Provide an exact copy of the data, excluding the images.

▶ Data excerpt:
________________________________________

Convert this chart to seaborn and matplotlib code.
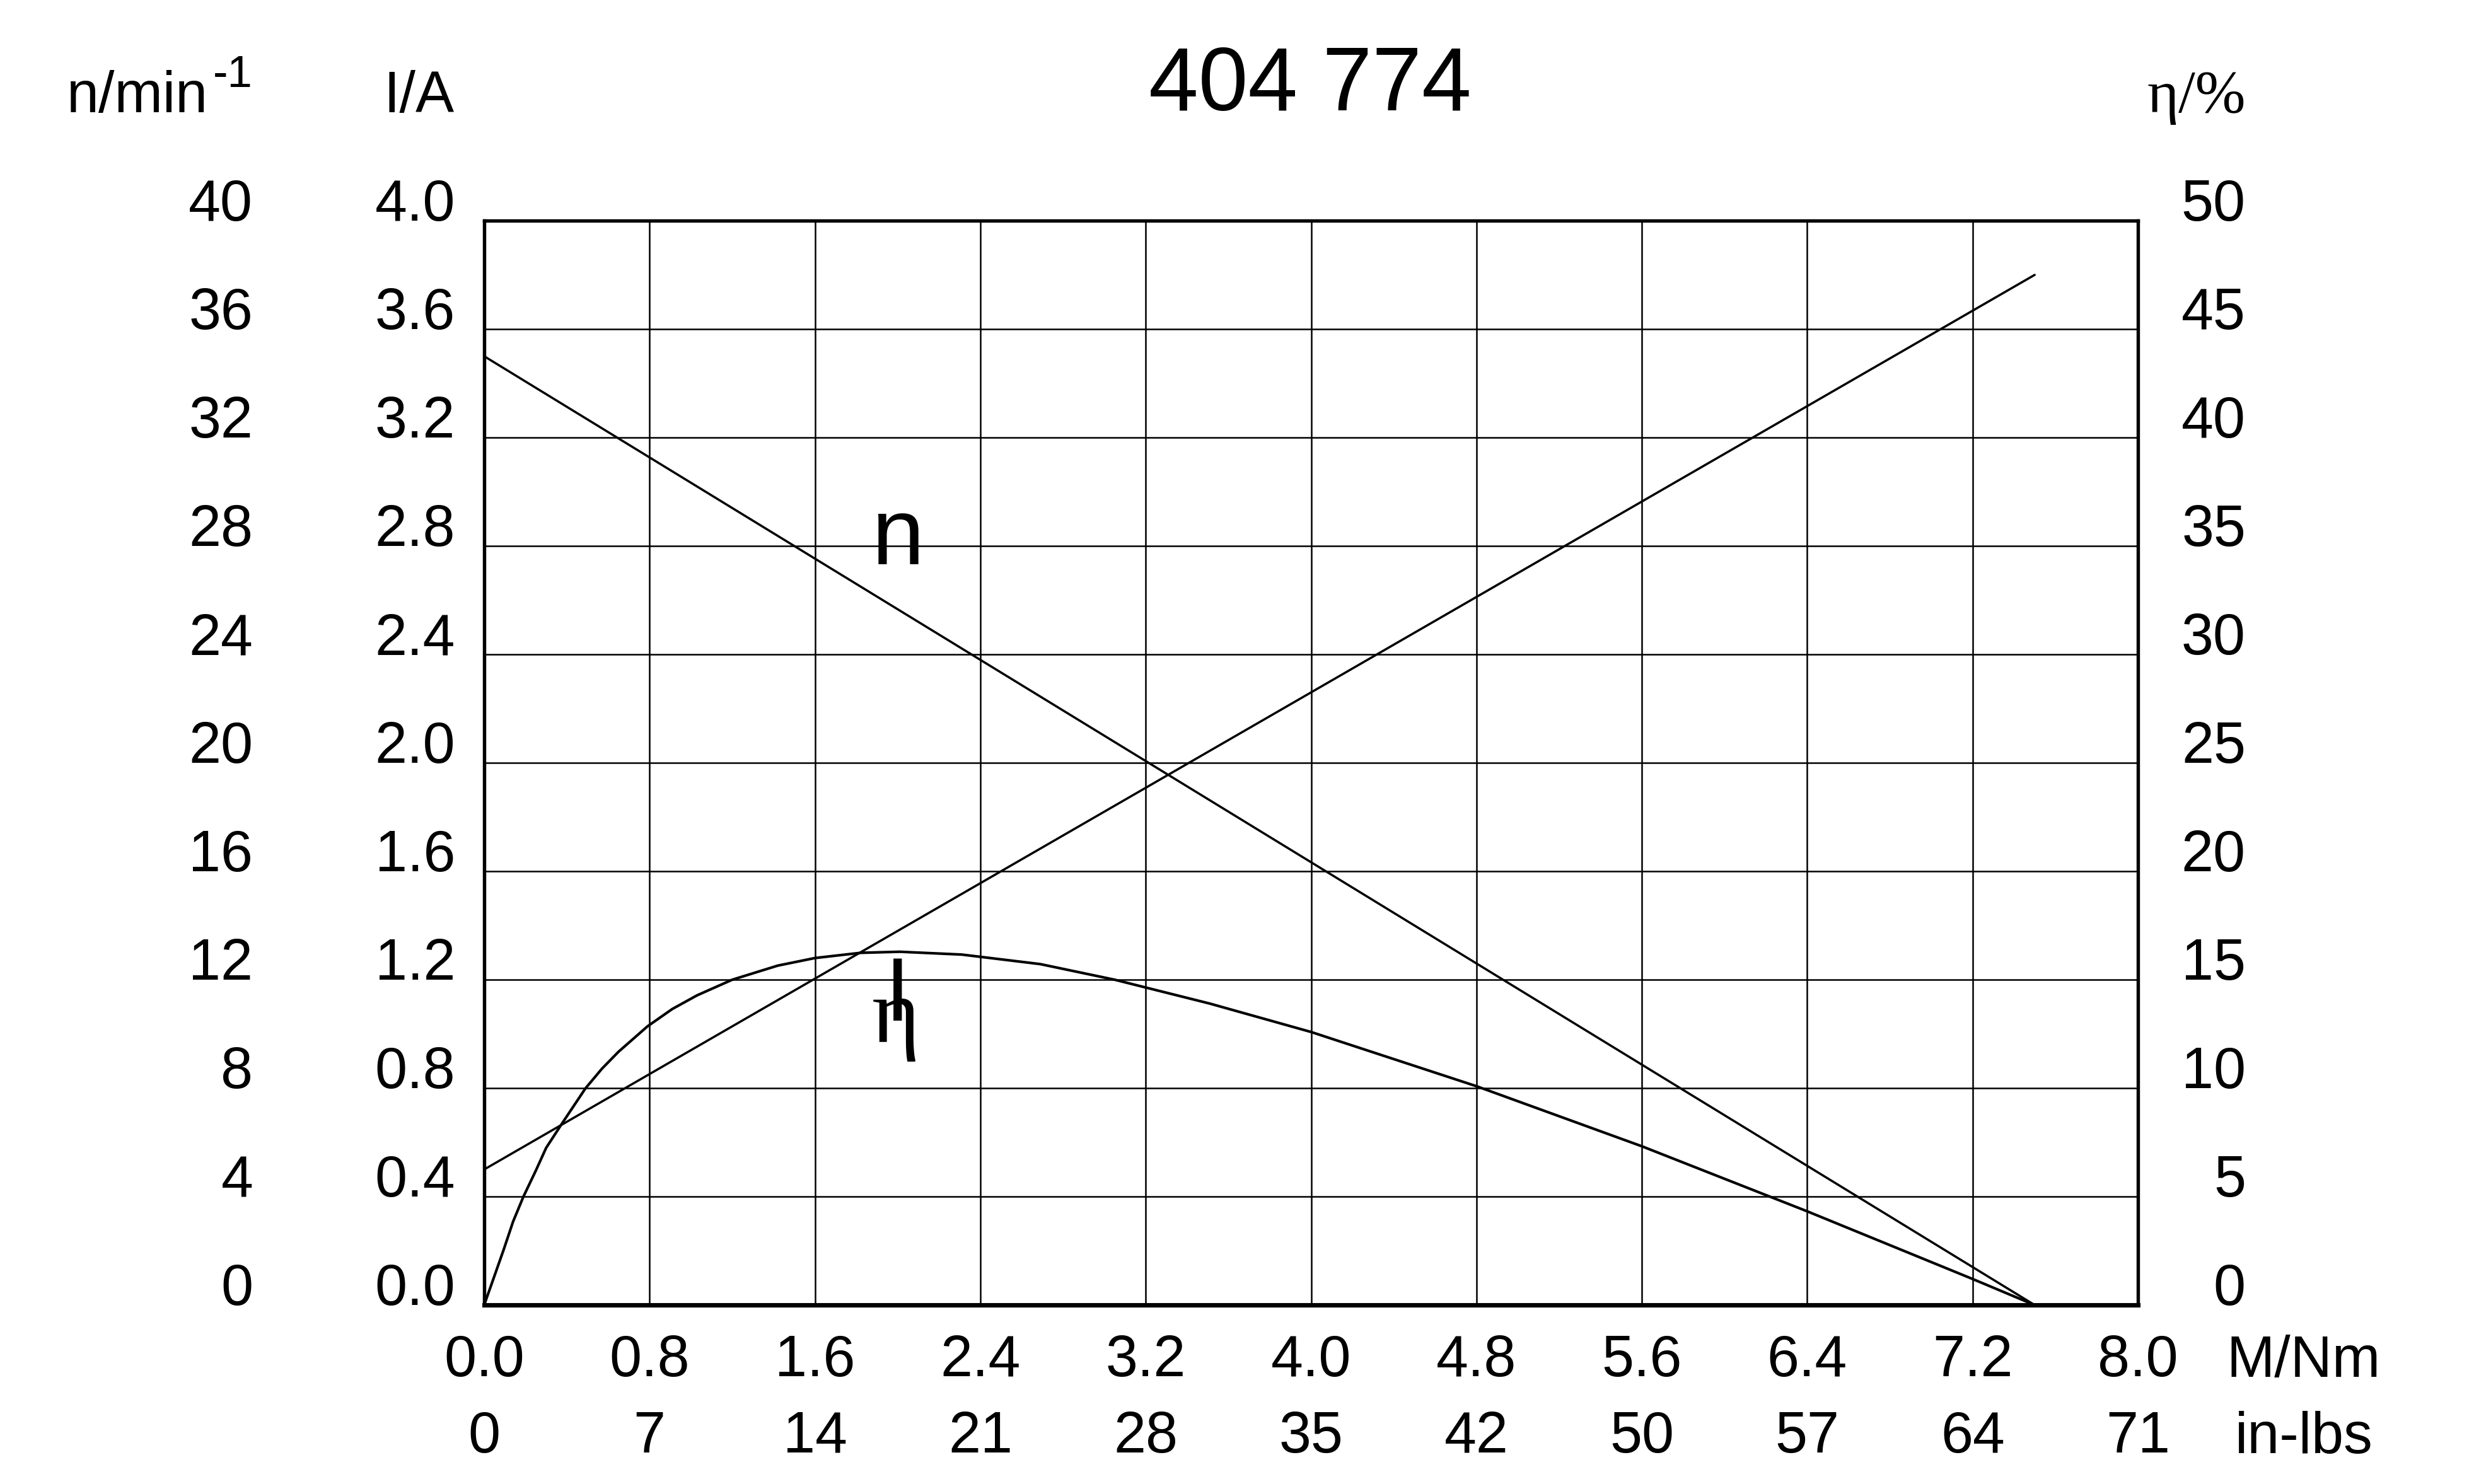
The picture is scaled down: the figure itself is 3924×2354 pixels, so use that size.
"""
Motor characteristic 404 774: speed, current and efficiency over torque.
"""

import matplotlib
matplotlib.use("Agg")

import matplotlib.pyplot as plt
import seaborn as sns


# --- axis ticks ---
torque_ticks = [0.0, 0.8, 1.6, 2.4, 3.2, 4.0, 4.8, 5.6, 6.4, 7.2, 8.0]
torque_labels = ["0.0", "0.8", "1.6", "2.4", "3.2", "4.0", "4.8", "5.6", "6.4", "7.2", "8.0"]
inlbs_labels = ["0", "7", "14", "21", "28", "35", "42", "50", "57", "64", "71"]

speed_ticks = [0, 4, 8, 12, 16, 20, 24, 28, 32, 36, 40]
current_ticks = [0.0, 0.4, 0.8, 1.2, 1.6, 2.0, 2.4, 2.8, 3.2, 3.6, 4.0]
current_labels = ["0.0", "0.4", "0.8", "1.2", "1.6", "2.0", "2.4", "2.8", "3.2", "3.6", "4.0"]
eff_ticks = [0, 5, 10, 15, 20, 25, 30, 35, 40, 45, 50]

# --- curves ---
speed_torque = [0.0, 7.5]
speed_values = [35.0, 0.0]

current_torque = [0.0, 7.5]
current_values = [0.5, 3.8]

eff_torque = [0.0, 0.05, 0.095, 0.14, 0.19, 0.25, 0.30, 0.38, 0.49, 0.57, 0.65, 0.79,
              0.91, 1.03, 1.2, 1.42, 1.6, 1.82, 2.01, 2.31, 2.69, 3.05, 3.51, 4.0,
              4.8, 5.6, 6.4, 7.2, 7.5]
eff_values = [0.0, 1.35, 2.57, 3.85, 5.0, 6.2, 7.25, 8.42, 9.99, 10.9, 11.68, 12.85,
              13.65, 14.28, 15.0, 15.65, 16.0, 16.24, 16.29, 16.16, 15.72, 15.0, 13.9, 12.59,
              10.09, 7.32, 4.32, 1.2, 0.0]


def main() -> None:
    sns.set_style("white")
    plt.rcParams["font.family"] = ["Liberation Sans", "DejaVu Sans"]
    plt.rcParams["text.color"] = "black"
    plt.rcParams["xtick.color"] = "black"
    plt.rcParams["ytick.color"] = "black"
    plt.rcParams["axes.labelcolor"] = "black"

    fig = plt.figure(figsize=(3924 / 300, 2354 / 300), dpi=300)
    ax = fig.add_axes([0.1957, 0.1206, 0.6685, 0.7307])
    ax_n = ax.twinx()
    ax_eta = ax.twinx()

    # --- curves ---
    sns.lineplot(x=current_torque, y=current_values, ax=ax, color="black", linewidth=0.85)
    sns.lineplot(x=speed_torque, y=speed_values, ax=ax_n, color="black", linewidth=0.85)
    sns.lineplot(x=eff_torque, y=eff_values, ax=ax_eta, color="black", linewidth=1.0)

    # --- scales & grid ---
    ax.set_xlim(0, 8)
    ax.set_ylim(0, 4)
    ax_n.set_ylim(0, 40)
    ax_eta.set_ylim(0, 50)

    tick_font = 22
    ax.set_xticks(torque_ticks, labels=torque_labels, fontsize=tick_font)
    ax.set_yticks(current_ticks, labels=current_labels, fontsize=tick_font, va="baseline")
    ax.tick_params(length=0)
    ax.tick_params(axis="x", pad=11)
    ax.tick_params(axis="y", pad=11)

    # in-lbs row under the Nm labels
    sec = ax.secondary_xaxis("bottom")
    sec.set_xticks(torque_ticks, labels=inlbs_labels, fontsize=tick_font)
    sec.tick_params(length=0, pad=40)
    sec.spines["bottom"].set_visible(False)

    ax_n.set_yticks(speed_ticks, labels=[str(v) for v in speed_ticks],
                    fontsize=tick_font, va="baseline")
    ax_n.yaxis.set_ticks_position("left")
    ax_n.tick_params(axis="y", length=0, pad=88, left=True, labelleft=True,
                     right=False, labelright=False)

    ax_eta.set_yticks(eff_ticks, labels=[str(v) for v in eff_ticks],
                      fontsize=tick_font, va="baseline", ha="right")
    ax_eta.tick_params(axis="y", length=0, pad=41)

    for a in (ax, ax_n, ax_eta):
        a.set_xlabel("")
        a.set_ylabel("")
        a.grid(False)
        for side in a.spines.values():
            side.set_linewidth(1.3)
            side.set_color("black")
    ax.grid(True, color="black", linewidth=0.6)
    for a in (ax_n, ax_eta):
        for side in a.spines.values():
            side.set_visible(False)
    ax.spines["bottom"].set_linewidth(1.7)

    # --- curve labels ---
    ax.text(2.0, 2.733, "n", fontsize=36, ha="center", va="baseline")
    ax.text(2.0, 1.049, "I", fontsize=34, ha="center", va="baseline")
    ax.text(1.99, 0.97, "η", fontsize=35, ha="center", va="baseline",
            family=["Liberation Serif", "DejaVu Serif"])

    # --- headers ---
    fig.text(0.5296, 0.9256, "404 774", fontsize=34, ha="center", va="baseline")
    fig.text(0.0841, 0.9243, "n/min", fontsize=tick_font, ha="right", va="baseline")
    fig.text(0.0862, 0.9414, "-1", fontsize=17, ha="left", va="baseline")
    fig.text(0.1837, 0.9243, "I/A", fontsize=tick_font, ha="right", va="baseline")
    fig.text(0.9078, 0.9243, "η/%", fontsize=23, ha="right", va="baseline",
             family=["Liberation Serif", "DejaVu Serif"])

    fig.text(0.9312, 0.0722, "M/Nm", fontsize=tick_font, ha="center", va="baseline")
    fig.text(0.9312, 0.0208, "in-lbs", fontsize=tick_font, ha="center", va="baseline")

    fig.savefig("out.png", dpi=300, facecolor="white")
    plt.close(fig)


if __name__ == "__main__":
    main()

________________________________________

▶ Worked solution:
Convert this chart to seaborn and matplotlib code.
The picture is scaled down: the figure itself is 3924×2354 pixels, so use that size.
"""
Motor characteristic 404 774: speed, current and efficiency over torque.
"""

import matplotlib
matplotlib.use("Agg")

import matplotlib.pyplot as plt
import seaborn as sns


# --- axis ticks ---
torque_ticks = [0.0, 0.8, 1.6, 2.4, 3.2, 4.0, 4.8, 5.6, 6.4, 7.2, 8.0]
torque_labels = ["0.0", "0.8", "1.6", "2.4", "3.2", "4.0", "4.8", "5.6", "6.4", "7.2", "8.0"]
inlbs_labels = ["0", "7", "14", "21", "28", "35", "42", "50", "57", "64", "71"]

speed_ticks = [0, 4, 8, 12, 16, 20, 24, 28, 32, 36, 40]
current_ticks = [0.0, 0.4, 0.8, 1.2, 1.6, 2.0, 2.4, 2.8, 3.2, 3.6, 4.0]
current_labels = ["0.0", "0.4", "0.8", "1.2", "1.6", "2.0", "2.4", "2.8", "3.2", "3.6", "4.0"]
eff_ticks = [0, 5, 10, 15, 20, 25, 30, 35, 40, 45, 50]

# --- curves ---
speed_torque = [0.0, 7.5]
speed_values = [35.0, 0.0]

current_torque = [0.0, 7.5]
current_values = [0.5, 3.8]

eff_torque = [0.0, 0.05, 0.095, 0.14, 0.19, 0.25, 0.30, 0.38, 0.49, 0.57, 0.65, 0.79,
              0.91, 1.03, 1.2, 1.42, 1.6, 1.82, 2.01, 2.31, 2.69, 3.05, 3.51, 4.0,
              4.8, 5.6, 6.4, 7.2, 7.5]
eff_values = [0.0, 1.35, 2.57, 3.85, 5.0, 6.2, 7.25, 8.42, 9.99, 10.9, 11.68, 12.85,
              13.65, 14.28, 15.0, 15.65, 16.0, 16.24, 16.29, 16.16, 15.72, 15.0, 13.9, 12.59,
              10.09, 7.32, 4.32, 1.2, 0.0]


def main() -> None:
    sns.set_style("white")
    plt.rcParams["font.family"] = ["Liberation Sans", "DejaVu Sans"]
    plt.rcParams["text.color"] = "black"
    plt.rcParams["xtick.color"] = "black"
    plt.rcParams["ytick.color"] = "black"
    plt.rcParams["axes.labelcolor"] = "black"

    fig = plt.figure(figsize=(3924 / 300, 2354 / 300), dpi=300)
    ax = fig.add_axes([0.1957, 0.1206, 0.6685, 0.7307])
    ax_n = ax.twinx()
    ax_eta = ax.twinx()

    # --- curves ---
    sns.lineplot(x=current_torque, y=current_values, ax=ax, color="black", linewidth=0.85)
    sns.lineplot(x=speed_torque, y=speed_values, ax=ax_n, color="black", linewidth=0.85)
    sns.lineplot(x=eff_torque, y=eff_values, ax=ax_eta, color="black", linewidth=1.0)

    # --- scales & grid ---
    ax.set_xlim(0, 8)
    ax.set_ylim(0, 4)
    ax_n.set_ylim(0, 40)
    ax_eta.set_ylim(0, 50)

    tick_font = 22
    ax.set_xticks(torque_ticks, labels=torque_labels, fontsize=tick_font)
    ax.set_yticks(current_ticks, labels=current_labels, fontsize=tick_font, va="baseline")
    ax.tick_params(length=0)
    ax.tick_params(axis="x", pad=11)
    ax.tick_params(axis="y", pad=11)

    # in-lbs row under the Nm labels
    sec = ax.secondary_xaxis("bottom")
    sec.set_xticks(torque_ticks, labels=inlbs_labels, fontsize=tick_font)
    sec.tick_params(length=0, pad=40)
    sec.spines["bottom"].set_visible(False)

    ax_n.set_yticks(speed_ticks, labels=[str(v) for v in speed_ticks],
                    fontsize=tick_font, va="baseline")
    ax_n.yaxis.set_ticks_position("left")
    ax_n.tick_params(axis="y", length=0, pad=88, left=True, labelleft=True,
                     right=False, labelright=False)

    ax_eta.set_yticks(eff_ticks, labels=[str(v) for v in eff_ticks],
                      fontsize=tick_font, va="baseline", ha="right")
    ax_eta.tick_params(axis="y", length=0, pad=41)

    for a in (ax, ax_n, ax_eta):
        a.set_xlabel("")
        a.set_ylabel("")
        a.grid(False)
        for side in a.spines.values():
            side.set_linewidth(1.3)
            side.set_color("black")
    ax.grid(True, color="black", linewidth=0.6)
    for a in (ax_n, ax_eta):
        for side in a.spines.values():
            side.set_visible(False)
    ax.spines["bottom"].set_linewidth(1.7)

    # --- curve labels ---
    ax.text(2.0, 2.733, "n", fontsize=36, ha="center", va="baseline")
    ax.text(2.0, 1.049, "I", fontsize=34, ha="center", va="baseline")
    ax.text(1.99, 0.97, "η", fontsize=35, ha="center", va="baseline",
            family=["Liberation Serif", "DejaVu Serif"])

    # --- headers ---
    fig.text(0.5296, 0.9256, "404 774", fontsize=34, ha="center", va="baseline")
    fig.text(0.0841, 0.9243, "n/min", fontsize=tick_font, ha="right", va="baseline")
    fig.text(0.0862, 0.9414, "-1", fontsize=17, ha="left", va="baseline")
    fig.text(0.1837, 0.9243, "I/A", fontsize=tick_font, ha="right", va="baseline")
    fig.text(0.9078, 0.9243, "η/%", fontsize=23, ha="right", va="baseline",
             family=["Liberation Serif", "DejaVu Serif"])

    fig.text(0.9312, 0.0722, "M/Nm", fontsize=tick_font, ha="center", va="baseline")
    fig.text(0.9312, 0.0208, "in-lbs", fontsize=tick_font, ha="center", va="baseline")

    fig.savefig("out.png", dpi=300, facecolor="white")
    plt.close(fig)


if __name__ == "__main__":
    main()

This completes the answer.